Directions: Without the pictures, print each of the records below exactly as it appears.

··· Dataset extract

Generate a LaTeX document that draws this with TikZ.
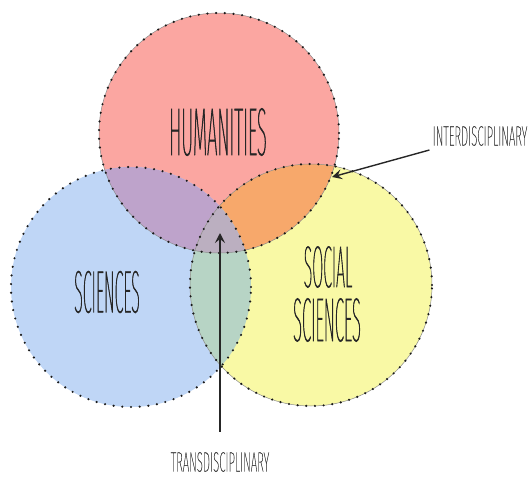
\documentclass[tikz,border=0pt]{standalone}
\usepackage{fontspec}
\usepackage{tikz}
\usetikzlibrary{arrows.meta}
\newfontfamily\handbig[FakeStretch=0.27,FakeBold=0.9]{Fira Sans Thin}
\newfontfamily\handsmall[FakeStretch=0.41,FakeBold=0.6]{Fira Sans Thin}
\definecolor{humred}{HTML}{FBA6A1}
\definecolor{sciblue}{HTML}{BFD6F6}
\definecolor{socyellow}{HTML}{F9F9A5}
\definecolor{humsci}{HTML}{BEA3CB}
\definecolor{humsoc}{HTML}{F7A86B}
\definecolor{scisoc}{HTML}{B7D4C5}
\definecolor{allthree}{HTML}{BBAFC0}
\newcommand{\rad}{120pt}

\begin{document}
\begin{tikzpicture}[x=1pt,y=-1pt,
    dots/.style={black!90, line width=2.4pt, line cap=round, dash pattern=on 0pt off 8.7pt},
    rim/.style={black!45, line width=0.5pt},
    pen/.style={-{Stealth[length=10pt,width=10pt,inset=4pt]}, line width=1.4pt, black!85},
    big/.style={text=black!85, font=\handbig\fontsize{#1}{53}\selectfont, inner sep=0pt},
    small/.style={text=black!75, font=\handsmall\fontsize{28}{30}\selectfont, inner sep=4pt}]
    \useasboundingbox (0,0) rectangle (531,479);

    \coordinate (hum) at (219,133);
    \coordinate (sci) at (131,287);
    \coordinate (soc) at (311,285);

    \fill[humred] (hum) circle (\rad);
    \fill[sciblue] (sci) circle (\rad);
    \fill[socyellow] (soc) circle (121pt);
    \begin{scope}
      \clip (hum) circle (\rad);
      \fill[humsci] (sci) circle (\rad);
      \fill[humsoc] (soc) circle (121pt);
    \end{scope}
    \begin{scope}
      \clip (sci) circle (\rad);
      \fill[scisoc] (soc) circle (121pt);
      \clip (hum) circle (\rad);
      \fill[allthree] (soc) circle (121pt);
    \end{scope}

    \draw[rim] (hum) circle (\rad);
    \draw[rim] (soc) circle (121pt);
    \draw[dots] (hum) circle (\rad);
    \draw[dots] (sci) circle (\rad);
    \draw[dots] (soc) circle (121pt);

    \node[big=68] (h) at (218,132) {HUMANITIES};
    \node[big=60] (s) at (107,292) {SCIENCES};
    \node[big=59] (ss1) at (328,267) {SOCIAL};
    \node[big=62] (ss2) at (327,320) {SCIENCES};

    \node[small] (inter) at (480,136) {INTERDISCIPLINARY};
    \node[small] (trans) at (220,462) {TRANSDISCIPLINARY};
    \coordinate (interTip) at (332,177);
    \coordinate (transTip) at (220,233);

    \draw[pen] (inter) -- (interTip);
    \draw[pen, shorten <=16pt] (trans) -- (transTip);
  \end{tikzpicture}
\end{document}
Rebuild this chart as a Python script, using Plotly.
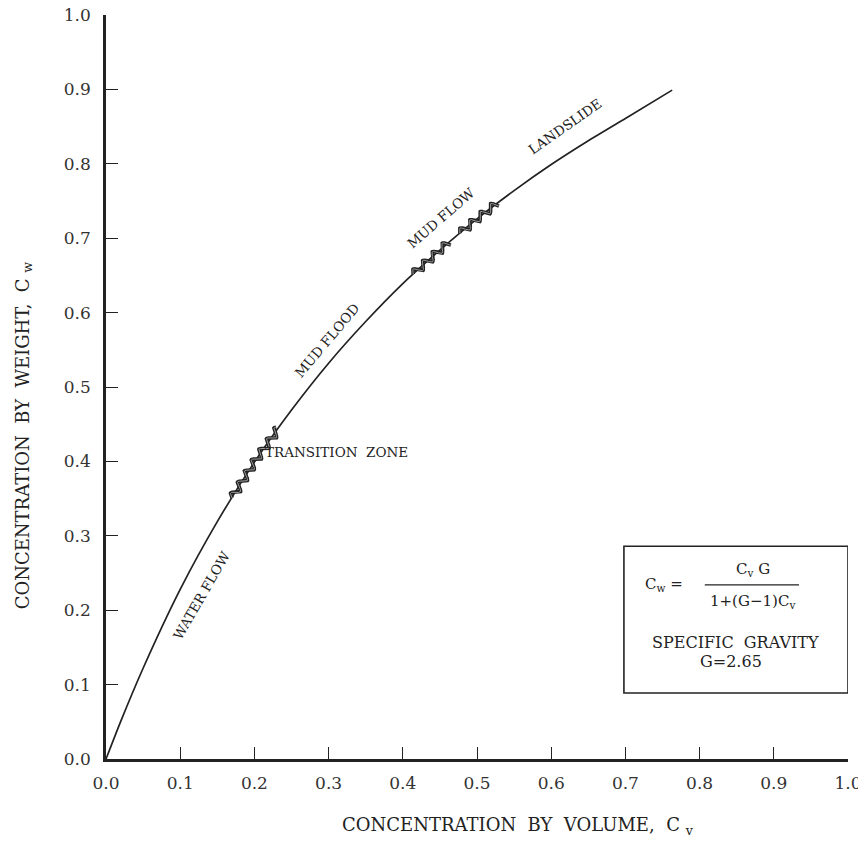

······

Response to this task:
Generate a LaTeX document that draws this with TikZ.
\documentclass[tikz,border=0pt]{standalone}
\usepackage{fontspec}
\usepackage{tikz}
\usetikzlibrary{arrows.meta}
\newfontfamily\handbig[FakeStretch=0.27,FakeBold=0.9]{Fira Sans Thin}
\newfontfamily\handsmall[FakeStretch=0.41,FakeBold=0.6]{Fira Sans Thin}
\definecolor{humred}{HTML}{FBA6A1}
\definecolor{sciblue}{HTML}{BFD6F6}
\definecolor{socyellow}{HTML}{F9F9A5}
\definecolor{humsci}{HTML}{BEA3CB}
\definecolor{humsoc}{HTML}{F7A86B}
\definecolor{scisoc}{HTML}{B7D4C5}
\definecolor{allthree}{HTML}{BBAFC0}
\newcommand{\rad}{120pt}

\begin{document}
\begin{tikzpicture}[x=1pt,y=-1pt,
    dots/.style={black!90, line width=2.4pt, line cap=round, dash pattern=on 0pt off 8.7pt},
    rim/.style={black!45, line width=0.5pt},
    pen/.style={-{Stealth[length=10pt,width=10pt,inset=4pt]}, line width=1.4pt, black!85},
    big/.style={text=black!85, font=\handbig\fontsize{#1}{53}\selectfont, inner sep=0pt},
    small/.style={text=black!75, font=\handsmall\fontsize{28}{30}\selectfont, inner sep=4pt}]
    \useasboundingbox (0,0) rectangle (531,479);

    \coordinate (hum) at (219,133);
    \coordinate (sci) at (131,287);
    \coordinate (soc) at (311,285);

    \fill[humred] (hum) circle (\rad);
    \fill[sciblue] (sci) circle (\rad);
    \fill[socyellow] (soc) circle (121pt);
    \begin{scope}
      \clip (hum) circle (\rad);
      \fill[humsci] (sci) circle (\rad);
      \fill[humsoc] (soc) circle (121pt);
    \end{scope}
    \begin{scope}
      \clip (sci) circle (\rad);
      \fill[scisoc] (soc) circle (121pt);
      \clip (hum) circle (\rad);
      \fill[allthree] (soc) circle (121pt);
    \end{scope}

    \draw[rim] (hum) circle (\rad);
    \draw[rim] (soc) circle (121pt);
    \draw[dots] (hum) circle (\rad);
    \draw[dots] (sci) circle (\rad);
    \draw[dots] (soc) circle (121pt);

    \node[big=68] (h) at (218,132) {HUMANITIES};
    \node[big=60] (s) at (107,292) {SCIENCES};
    \node[big=59] (ss1) at (328,267) {SOCIAL};
    \node[big=62] (ss2) at (327,320) {SCIENCES};

    \node[small] (inter) at (480,136) {INTERDISCIPLINARY};
    \node[small] (trans) at (220,462) {TRANSDISCIPLINARY};
    \coordinate (interTip) at (332,177);
    \coordinate (transTip) at (220,233);

    \draw[pen] (inter) -- (interTip);
    \draw[pen, shorten <=16pt] (trans) -- (transTip);
  \end{tikzpicture}
\end{document}
Rebuild this chart as a Python script, using Plotly.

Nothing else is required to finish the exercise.